The Putnam City North and University of Oklahoma graduate spent two years in Mongolia hunting with golden eagles and was featured on HBO's "Real Sports with Bryant Gumbel."
She also has spent time in the Czech Republic, Kazakhstan, Scotland and Africa hunting with local falconers and their birds of prey.
“Falconers are such a small community, you are instantly in with everyone, so I can travel to any country and if there is a falconer, I can stay at their place and go hunting,” she said.
“Falconry is on every continent except Antarctica, and every continent has its own flavor of falconry and there is just an unending amount to explore and enjoy.”
McGough is currently pursuing a Ph.D. in anthropology from the University of Saint Andrews in Scotland, but on Monday she was searching for jackrabbits in western Oklahoma with her golden eagle, Miles, with Delles and Dexter at her side.
No jackrabbits were found, but the falconers will be back in the field Tuesday for another try.

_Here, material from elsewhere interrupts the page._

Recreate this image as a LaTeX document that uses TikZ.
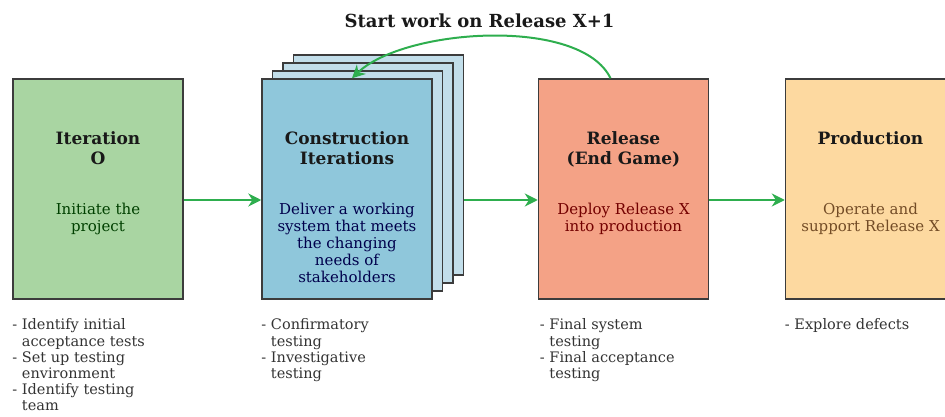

A front row seat to nature
In addition to hunting with his golden eagle, Delles also owns 22 falcons which he uses in his profession.
“I fly falcons for a living for bird abatement,” he said. “I get paid basically for putting hunting falcons in areas where they want to get rid of birds.”
The bond that develops between the bird and the falconer is what most falconers say draws them to the sport.
“Falconry kind of took over my life,” Delles said. “I get a front row seat to what happens in nature by doing falconry.
“We don't actually train our birds to hunt. They already know how to do that. What we do is train them to work with people as a valuable asset, so that allows me to see exactly what they do in nature, up close and personal.”